• THE EXERCISE: Up to and including the line with "total = [5, None, 17, None]", please set down the entries below exactly, starting from the first line.

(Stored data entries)
[START]

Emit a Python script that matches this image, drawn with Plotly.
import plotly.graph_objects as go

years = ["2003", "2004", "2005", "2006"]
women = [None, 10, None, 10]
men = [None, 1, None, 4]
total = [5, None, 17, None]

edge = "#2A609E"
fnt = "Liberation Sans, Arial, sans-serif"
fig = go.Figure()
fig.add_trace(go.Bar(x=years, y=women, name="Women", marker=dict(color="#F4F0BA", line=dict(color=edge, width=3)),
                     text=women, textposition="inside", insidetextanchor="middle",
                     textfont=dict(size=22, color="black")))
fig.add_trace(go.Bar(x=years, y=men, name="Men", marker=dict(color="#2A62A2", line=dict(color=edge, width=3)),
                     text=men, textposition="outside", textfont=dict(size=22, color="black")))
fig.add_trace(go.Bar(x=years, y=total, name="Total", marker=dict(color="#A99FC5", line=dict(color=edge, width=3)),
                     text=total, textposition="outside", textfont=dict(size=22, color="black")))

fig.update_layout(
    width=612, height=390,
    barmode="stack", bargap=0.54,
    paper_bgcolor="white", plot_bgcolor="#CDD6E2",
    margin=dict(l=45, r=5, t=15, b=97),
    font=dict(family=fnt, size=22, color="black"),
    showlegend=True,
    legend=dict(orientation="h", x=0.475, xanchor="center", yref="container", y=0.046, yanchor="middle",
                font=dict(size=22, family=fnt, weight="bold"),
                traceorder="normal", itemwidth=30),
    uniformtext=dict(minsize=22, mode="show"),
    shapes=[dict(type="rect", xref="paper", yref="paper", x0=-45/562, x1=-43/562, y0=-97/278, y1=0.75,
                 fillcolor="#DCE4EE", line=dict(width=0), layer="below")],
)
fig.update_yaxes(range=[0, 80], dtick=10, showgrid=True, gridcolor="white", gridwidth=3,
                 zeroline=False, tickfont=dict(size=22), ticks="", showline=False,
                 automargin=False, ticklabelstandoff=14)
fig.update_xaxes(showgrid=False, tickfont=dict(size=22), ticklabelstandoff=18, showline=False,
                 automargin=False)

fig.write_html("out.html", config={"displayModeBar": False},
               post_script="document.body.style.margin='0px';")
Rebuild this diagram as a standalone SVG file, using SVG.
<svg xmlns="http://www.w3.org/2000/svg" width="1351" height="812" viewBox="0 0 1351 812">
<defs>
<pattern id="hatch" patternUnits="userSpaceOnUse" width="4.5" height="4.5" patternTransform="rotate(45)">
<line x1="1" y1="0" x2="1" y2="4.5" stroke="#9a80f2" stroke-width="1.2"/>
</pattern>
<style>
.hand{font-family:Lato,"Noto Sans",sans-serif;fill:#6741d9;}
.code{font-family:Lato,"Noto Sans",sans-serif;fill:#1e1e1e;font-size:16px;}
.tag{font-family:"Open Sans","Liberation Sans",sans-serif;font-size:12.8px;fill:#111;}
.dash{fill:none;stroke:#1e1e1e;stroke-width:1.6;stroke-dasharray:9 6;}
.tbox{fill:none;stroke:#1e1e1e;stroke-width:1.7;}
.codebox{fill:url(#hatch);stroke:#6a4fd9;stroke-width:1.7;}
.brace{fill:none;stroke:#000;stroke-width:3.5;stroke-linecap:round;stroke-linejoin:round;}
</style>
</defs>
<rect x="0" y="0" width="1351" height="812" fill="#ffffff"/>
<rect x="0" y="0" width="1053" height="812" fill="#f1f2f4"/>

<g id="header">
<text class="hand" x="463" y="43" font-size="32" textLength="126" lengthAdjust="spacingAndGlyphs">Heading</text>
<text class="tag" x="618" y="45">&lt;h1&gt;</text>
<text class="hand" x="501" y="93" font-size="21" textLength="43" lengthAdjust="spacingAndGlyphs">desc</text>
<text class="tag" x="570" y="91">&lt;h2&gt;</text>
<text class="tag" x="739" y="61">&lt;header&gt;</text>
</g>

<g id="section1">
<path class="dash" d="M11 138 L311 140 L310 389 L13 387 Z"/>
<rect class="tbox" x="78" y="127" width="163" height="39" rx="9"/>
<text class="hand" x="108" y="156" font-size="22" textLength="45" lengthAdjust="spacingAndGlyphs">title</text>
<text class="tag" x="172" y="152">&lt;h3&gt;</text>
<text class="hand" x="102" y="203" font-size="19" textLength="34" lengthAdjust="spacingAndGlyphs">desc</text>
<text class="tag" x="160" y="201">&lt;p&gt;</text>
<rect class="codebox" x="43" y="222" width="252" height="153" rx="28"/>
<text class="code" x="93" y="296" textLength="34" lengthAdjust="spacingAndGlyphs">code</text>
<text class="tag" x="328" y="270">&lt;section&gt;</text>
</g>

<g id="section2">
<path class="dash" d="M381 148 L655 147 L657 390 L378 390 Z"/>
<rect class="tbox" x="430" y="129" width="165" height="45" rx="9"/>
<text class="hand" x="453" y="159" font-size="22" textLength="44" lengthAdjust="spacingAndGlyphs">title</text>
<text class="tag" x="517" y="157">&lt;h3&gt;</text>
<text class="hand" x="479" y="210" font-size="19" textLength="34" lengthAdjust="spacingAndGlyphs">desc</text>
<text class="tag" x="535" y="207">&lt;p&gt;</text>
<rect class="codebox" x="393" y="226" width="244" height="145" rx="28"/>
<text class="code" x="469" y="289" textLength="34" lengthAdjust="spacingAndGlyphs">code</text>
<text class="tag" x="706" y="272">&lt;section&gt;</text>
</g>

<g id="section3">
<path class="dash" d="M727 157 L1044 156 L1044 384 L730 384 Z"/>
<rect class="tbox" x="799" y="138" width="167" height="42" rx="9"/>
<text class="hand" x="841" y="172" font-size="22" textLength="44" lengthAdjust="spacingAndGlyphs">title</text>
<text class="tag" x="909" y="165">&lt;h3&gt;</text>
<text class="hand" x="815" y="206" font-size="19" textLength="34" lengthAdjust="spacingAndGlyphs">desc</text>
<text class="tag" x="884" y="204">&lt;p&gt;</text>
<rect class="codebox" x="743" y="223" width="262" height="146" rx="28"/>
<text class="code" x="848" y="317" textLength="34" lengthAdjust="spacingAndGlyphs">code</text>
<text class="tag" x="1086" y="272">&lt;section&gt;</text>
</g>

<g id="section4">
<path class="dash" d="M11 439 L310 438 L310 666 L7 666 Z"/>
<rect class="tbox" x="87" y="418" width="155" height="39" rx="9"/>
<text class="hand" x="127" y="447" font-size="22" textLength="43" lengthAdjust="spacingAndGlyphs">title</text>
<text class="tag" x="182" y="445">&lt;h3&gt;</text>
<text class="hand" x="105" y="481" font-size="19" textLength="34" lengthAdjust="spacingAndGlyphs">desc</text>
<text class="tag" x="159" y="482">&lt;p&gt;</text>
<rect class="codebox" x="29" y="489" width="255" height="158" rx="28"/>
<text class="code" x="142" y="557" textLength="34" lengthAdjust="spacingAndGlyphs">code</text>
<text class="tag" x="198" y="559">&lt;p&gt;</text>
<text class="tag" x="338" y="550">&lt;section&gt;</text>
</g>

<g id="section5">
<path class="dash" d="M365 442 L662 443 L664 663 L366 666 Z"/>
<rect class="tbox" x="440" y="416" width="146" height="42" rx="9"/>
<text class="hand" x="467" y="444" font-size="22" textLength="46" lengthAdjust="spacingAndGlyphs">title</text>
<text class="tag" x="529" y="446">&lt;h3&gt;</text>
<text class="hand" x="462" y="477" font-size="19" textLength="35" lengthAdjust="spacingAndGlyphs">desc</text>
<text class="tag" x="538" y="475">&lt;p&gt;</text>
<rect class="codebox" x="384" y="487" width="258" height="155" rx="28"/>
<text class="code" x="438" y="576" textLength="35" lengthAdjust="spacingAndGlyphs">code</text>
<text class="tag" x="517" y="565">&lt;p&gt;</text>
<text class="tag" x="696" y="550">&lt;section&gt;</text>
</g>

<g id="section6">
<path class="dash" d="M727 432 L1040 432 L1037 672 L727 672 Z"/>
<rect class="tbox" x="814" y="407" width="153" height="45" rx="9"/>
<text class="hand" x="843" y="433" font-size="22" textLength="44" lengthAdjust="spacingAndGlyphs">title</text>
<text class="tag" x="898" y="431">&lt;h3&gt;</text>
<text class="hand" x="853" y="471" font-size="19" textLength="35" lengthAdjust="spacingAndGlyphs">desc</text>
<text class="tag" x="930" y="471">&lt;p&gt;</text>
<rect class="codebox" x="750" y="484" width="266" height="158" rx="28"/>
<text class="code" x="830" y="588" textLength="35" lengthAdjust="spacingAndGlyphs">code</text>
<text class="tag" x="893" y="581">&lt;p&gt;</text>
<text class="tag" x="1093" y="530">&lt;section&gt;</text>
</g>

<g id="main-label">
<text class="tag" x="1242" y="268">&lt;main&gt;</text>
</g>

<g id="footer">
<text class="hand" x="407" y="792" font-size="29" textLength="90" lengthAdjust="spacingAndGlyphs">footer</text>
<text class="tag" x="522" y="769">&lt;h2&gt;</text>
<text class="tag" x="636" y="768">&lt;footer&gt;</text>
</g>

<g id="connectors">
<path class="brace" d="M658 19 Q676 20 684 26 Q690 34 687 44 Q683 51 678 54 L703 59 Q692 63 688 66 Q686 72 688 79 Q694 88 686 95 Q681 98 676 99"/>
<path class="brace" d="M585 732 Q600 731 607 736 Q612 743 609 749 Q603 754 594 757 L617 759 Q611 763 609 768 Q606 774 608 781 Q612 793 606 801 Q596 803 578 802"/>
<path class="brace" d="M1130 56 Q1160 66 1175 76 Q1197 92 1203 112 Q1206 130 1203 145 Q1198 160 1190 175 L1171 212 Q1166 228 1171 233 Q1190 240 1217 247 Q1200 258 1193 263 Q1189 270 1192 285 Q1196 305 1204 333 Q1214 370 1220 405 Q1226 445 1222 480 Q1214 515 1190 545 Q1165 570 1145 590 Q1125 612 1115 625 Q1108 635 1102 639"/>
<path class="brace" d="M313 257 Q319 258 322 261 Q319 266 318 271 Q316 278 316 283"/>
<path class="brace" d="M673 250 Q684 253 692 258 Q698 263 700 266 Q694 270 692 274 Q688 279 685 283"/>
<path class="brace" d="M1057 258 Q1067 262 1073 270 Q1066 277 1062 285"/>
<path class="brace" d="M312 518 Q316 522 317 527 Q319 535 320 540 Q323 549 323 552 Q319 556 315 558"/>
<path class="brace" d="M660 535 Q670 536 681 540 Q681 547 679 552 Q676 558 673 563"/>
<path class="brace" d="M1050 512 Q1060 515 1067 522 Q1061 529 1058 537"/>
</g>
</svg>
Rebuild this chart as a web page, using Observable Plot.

[END]

• TASK RESPONSE:
Emit a Python script that matches this image, drawn with Plotly.
import plotly.graph_objects as go

years = ["2003", "2004", "2005", "2006"]
women = [None, 10, None, 10]
men = [None, 1, None, 4]
total = [5, None, 17, None]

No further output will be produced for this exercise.